Vendors gaining strength

In the software-defined security market there are many vendors including Cisco, Citrix, Dell EMC, Ericsson, Fortinet, Fujitsu, HPE, IBM, Intel, Juniper, Palo Alto, Symantec, Trend Micro, VMware, among others.

Last 6-12 months have seen many of the vendors, specially the networking vendors acquire network security companies to strengthen their security portfolio and to leverage the growing concerns over security threats.

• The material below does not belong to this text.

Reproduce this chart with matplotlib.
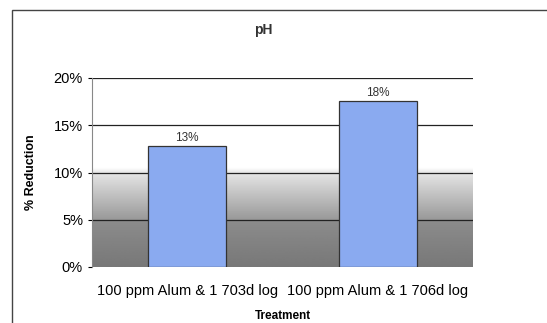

  • September 2016 saw HPE entering into partnership with Arista Networks, a network switching company. This partnership will help HPE to provide software-defined network security solutions and to improve its market share in networking.
  • Symantec has acquired Blue Coat in August 2016 to implement its integration strategy and thus accelerating its commitment to innovate cyber security solution.
  • In June 2016, VMware acquired Arkin Net, a software-defined security solution provider to provide VMware customers more options in software-defined networking portfolio. This partnership will also help the company deliver automation, security and continuity for business applications.
  • Further, Intel launched software-defined security controller in 2014. The software has defined to provide security to hybrid data centers and other software-defined infrastructure.